Today has been one of those blah days. A day when I should be getting things done. A day when it’d be a great time to put some seeds in some soil, pot up a few peat pots full of spinach, kick the potato pot sideways and see if any potatoes roll out. A day when I should have ordered up some herb seeds to pot when they come in.
Put Off Procrastinating as Long as Possible
Instead it has been a day where I stared at the empty screen and dragged my heels. I put off procrastinating as long as possible, then procrastinated for awhile. I watched the Weather Channel for awhile, duly noted the time and temp display and five-day forecast. I did the dishes, then rearranged a cabinet. Lined a drawer. I put up a couple of window vinyls, took them down and put them up on the fridge instead, then took them down and stored them in frustration.
Now, mind you, there is a LOT to write about, and a LOT to do, and I have no idea why I decided to throw myself a half-day pity party today, except that I was not in the mood to garden. The plants got their water right on time, and I didn’t uproot anything in the process. So I kept the damage level down to just my blah mood.
Breaking the Garden Blah Pattern
So what’d I do to finally get snapped out of the blah? Putting routine tasks in the blender can help, assuming you are up to changing things around a bit.
Instead of starting my morning watering at the patio, I tried starting with the other end of the house – hit the front porch, roses, then the interior containers, out to the sun room then out to the west.

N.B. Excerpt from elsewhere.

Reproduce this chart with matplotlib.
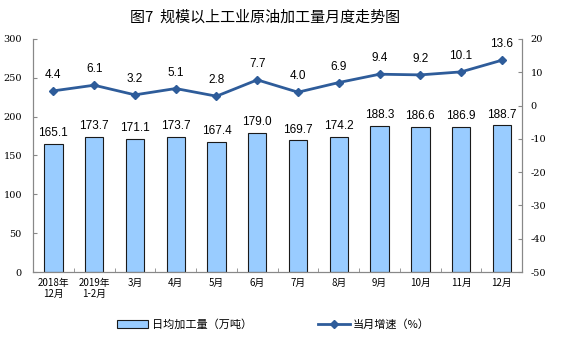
import matplotlib
matplotlib.use("Agg")
import matplotlib.pyplot as plt
import numpy as np

plt.rcParams['font.family'] = ['Noto Sans CJK SC', 'DejaVu Sans']
plt.rcParams['axes.unicode_minus'] = False

months = ["2018年\n12月", "2019年\n1-2月", "3月", "4月", "5月", "6月",
          "7月", "8月", "9月", "10月", "11月", "12月"]
daily = [165.1, 173.7, 171.1, 173.7, 167.4, 179.0, 169.7, 174.2, 188.3, 186.6, 186.9, 188.7]
growth = [4.4, 6.1, 3.2, 5.1, 2.8, 7.7, 4.0, 6.9, 9.4, 9.2, 10.1, 13.6]

BAR_C = "#99CCFF"
LINE_C = "#2E5C9A"

fig = plt.figure(figsize=(5.64, 3.57), dpi=100)
ax = fig.add_axes([0.0585, 0.238, 0.8675, 0.653])
x = np.arange(len(months))
bars = ax.bar(x, daily, width=0.45, color=BAR_C, edgecolor="#1a1a1a", linewidth=0.8,
              label="日均加工量（万吨）")
for xi, v in zip(x, daily):
    ax.text(xi, v + 6, f"{v:.1f}", ha="center", va="bottom", fontsize=8.5,
            family="Liberation Sans")
ax.set_ylim(0, 300)
ax.set_yticks(range(0, 301, 50))
ax.set_xlim(-0.5, len(months) - 0.5)
ax.set_xticks(x)
ax.set_xticklabels(months, fontsize=7, linespacing=1.2)
ax.set_xticks(np.arange(-0.5, len(months), 1), minor=True)
ax.tick_params(axis="x", which="major", length=0, pad=4)
ax.tick_params(axis="x", which="minor", length=3, color="#888888", direction="in")
ax.tick_params(axis="y", labelsize=7, length=3, color="#888888", pad=8, direction="in")
for t in ax.get_yticklabels():
    t.set_family("DejaVu Serif")
ax.spines["top"].set_visible(False)
for s in ["left", "bottom", "right"]:
    ax.spines[s].set_color("#888888")
    ax.spines[s].set_linewidth(0.8)

ax2 = ax.twinx()
line, = ax2.plot(x, growth, color=LINE_C, lw=2, marker="D", ms=4,
                 label="当月增速（%）")
for xi, v in zip(x, growth):
    ax2.text(xi, v + 3, f"{v:.1f}", ha="center", va="bottom", fontsize=8.5,
             family="Liberation Sans")
ax2.set_ylim(-50, 20)
ax2.set_yticks(range(-50, 21, 10))
ax2.tick_params(axis="y", labelsize=7, length=3, color="#888888", pad=6, direction="in")
for t in ax2.get_yticklabels():
    t.set_family("DejaVu Serif")
ax2.spines["top"].set_visible(False)
for s in ["left", "bottom", "right"]:
    ax2.spines[s].set_color("#888888")
    ax2.spines[s].set_linewidth(0.8)

fig.text(0.47, 0.952, "图7  规模以上工业原油加工量月度走势图", ha="center", va="center",
         fontsize=10.8)
fig.legend([bars, line], ["日均加工量（万吨）", "当月增速（%）"], loc="center",
           bbox_to_anchor=(0.485, 0.09), ncol=2, frameon=False, fontsize=8,
           columnspacing=6, handlelength=2.8, handletextpad=0.3)

fig.savefig("out.png", dpi=100)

Instead of potting in the sun room, I work on the kitchen island (on newspaper, of course). Varying a routine makes me have to stop and pay attention to what I’m doing – ergo less blah leaks into my day.
Finally, instead of kicking myself for a lack of motivation for one day, I give myself permission to goof off, to have a good case of the blah, and to throw myself a pity party if I want to – so long as it only lasts a certain number of hours and doesn’t let my plants die of thirst!